The consortium, which includes South Africa’s Vodacom Group, paid a total of $850 million (Sh94.9 billion) for the licence.
Safaricom said it is investing an initial $600 million (Sh67 billion) in Ethiopia as part of its contribution to the consortium’s total investment pledge of $8 billion (Sh894 billion) over 10 years excluding the cost of the licence.
It remains to be seen whether the telco will change its dividend policy as a result of the huge capital requirements in the Ethiopian venture.
Safaricom has been distributing at least 80 percent of its net income to shareholders, leaving the remaining 20 percent for reinvestment in infrastructure and retained earnings, which now stand at Sh133.7 billion.
The telco could tap the retained earnings to partially fund its Ethiopian commitments.
Its parent company Vodacom Group has meanwhile told shareholders that it will lower its dividend payout rate from 90 percent to 75 percent of ordinary income as a result of its proposed acquisition of a 55 percent stake in Vodafone Egypt.
Safaricom says it will fund the Ethiopian investment through its own funds and loans from local banks and development finance institutions.
"We are expecting a capital expenditure of between $1.5 billion (Sh167 billion) and $2 billion (Sh223 billion) over the next five years to meet the licence coverage obligations," Safaricom’s chief executive Peter Ndegwa said of the initial Ethiopia investments by the consortium.
The telco’s need to borrow more funds long-term is set to benefit local banks whose other big clients are blue-chip companies such as East African Breweries Plc and State-owned firms such as KenGen and Kenya Power.
The major borrowers offer banks an opportunity to make a few big loans in local currency as well as dollars, diversifying their loan portfolios.
Top banks led by Equity, KCB and Co-op Bank have increased their capacity to lend tens of billions of shillings to a single customer.

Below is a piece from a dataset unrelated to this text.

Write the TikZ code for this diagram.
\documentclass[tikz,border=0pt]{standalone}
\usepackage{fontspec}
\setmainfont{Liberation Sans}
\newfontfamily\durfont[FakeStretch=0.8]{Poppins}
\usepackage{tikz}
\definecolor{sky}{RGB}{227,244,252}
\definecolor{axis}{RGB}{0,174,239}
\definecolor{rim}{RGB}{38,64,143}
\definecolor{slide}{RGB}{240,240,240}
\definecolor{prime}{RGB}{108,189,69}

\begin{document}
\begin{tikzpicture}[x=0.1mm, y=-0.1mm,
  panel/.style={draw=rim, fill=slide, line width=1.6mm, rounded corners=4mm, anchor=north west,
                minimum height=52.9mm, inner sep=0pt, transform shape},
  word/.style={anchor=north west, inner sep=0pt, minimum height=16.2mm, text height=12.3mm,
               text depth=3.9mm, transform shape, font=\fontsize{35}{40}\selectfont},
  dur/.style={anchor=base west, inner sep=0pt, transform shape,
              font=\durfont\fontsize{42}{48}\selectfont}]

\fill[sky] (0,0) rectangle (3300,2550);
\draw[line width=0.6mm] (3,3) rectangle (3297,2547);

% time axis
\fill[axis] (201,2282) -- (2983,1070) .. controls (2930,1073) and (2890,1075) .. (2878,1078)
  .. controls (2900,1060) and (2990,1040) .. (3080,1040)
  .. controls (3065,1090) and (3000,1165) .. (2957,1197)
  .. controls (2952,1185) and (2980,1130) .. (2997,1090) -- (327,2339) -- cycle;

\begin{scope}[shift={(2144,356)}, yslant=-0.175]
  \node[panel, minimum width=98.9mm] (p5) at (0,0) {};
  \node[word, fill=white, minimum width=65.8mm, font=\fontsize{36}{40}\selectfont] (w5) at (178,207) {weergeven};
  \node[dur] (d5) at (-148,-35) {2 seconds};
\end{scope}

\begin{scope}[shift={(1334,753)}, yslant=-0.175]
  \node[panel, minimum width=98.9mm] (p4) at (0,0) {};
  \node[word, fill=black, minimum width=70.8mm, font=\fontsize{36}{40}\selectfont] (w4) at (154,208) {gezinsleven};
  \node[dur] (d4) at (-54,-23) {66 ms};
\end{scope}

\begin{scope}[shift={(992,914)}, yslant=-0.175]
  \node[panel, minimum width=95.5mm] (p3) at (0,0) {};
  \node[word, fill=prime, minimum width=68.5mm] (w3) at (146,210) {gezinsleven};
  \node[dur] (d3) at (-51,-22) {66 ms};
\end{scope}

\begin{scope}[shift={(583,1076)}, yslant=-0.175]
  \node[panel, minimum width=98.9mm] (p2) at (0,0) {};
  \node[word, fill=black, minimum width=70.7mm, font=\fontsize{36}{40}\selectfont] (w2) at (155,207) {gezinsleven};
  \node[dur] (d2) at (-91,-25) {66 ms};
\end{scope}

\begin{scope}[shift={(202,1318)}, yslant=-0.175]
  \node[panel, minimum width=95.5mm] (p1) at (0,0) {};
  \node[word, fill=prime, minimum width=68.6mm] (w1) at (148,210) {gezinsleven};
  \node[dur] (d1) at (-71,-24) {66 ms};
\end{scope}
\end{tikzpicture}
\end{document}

Banks also leverage the lending relationships to win deposits and other businesses from their big clients, including forex deals and advisory services.
Most of the borrowings are, however, expected to be sourced from sovereign wealth funds and development finance institutions which have much deeper pockets and can lend over periods lasting more than a decade.

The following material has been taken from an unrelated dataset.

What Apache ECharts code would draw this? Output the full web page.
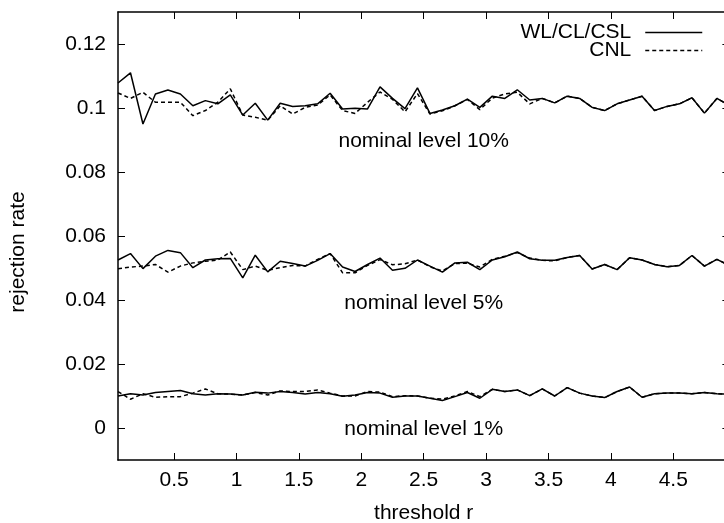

The consortium had sought a $500 million (Sh55.9 billion) loan from the US International Development Finance Corporation (DFC).
The American State agency has, however, delayed disbursement of the funds, citing uncertainty over the ongoing unrest in Ethiopia.
DFC says it is working closely with its partner agencies in the US government to monitor the situation and will carefully consider its impact on any potential financing of the consortium.
Safaricom says the investment in Ethiopia could pay off from the fifth year but notes that the violence in that country could stretch the profitability timelines.
"Together with our partners we have availed [sic] funding to support this new venture which we anticipate to break-even by year four of operations," Mr Ndegwa said.
"Our break-even target may be significantly impacted by the impact of the current conflict on the launch of operations which we target by mid-2022."
Mr Ndegwa said Safaricom believes the opportunities in Ethiopia outweigh the risks. The telco sees Ethiopian venture as presenting a huge growth opportunity in a market of 110 million people and which has previously relied exclusively on the State-owned Ethio Telecom.
Ethiopia recently announced that Safaricom will be allowed to offer mobile money services after Ethio Telecom, making its licence more valuable.
The Ethiopian venture is set to slow down the momentum of Safaricom’s profit growth in the medium term as significant cash flows from the Kenyan operation will be used to fund the new business. Once profitable, the Ethiopian subsidiary will turbocharge the telco’s consolidated earnings.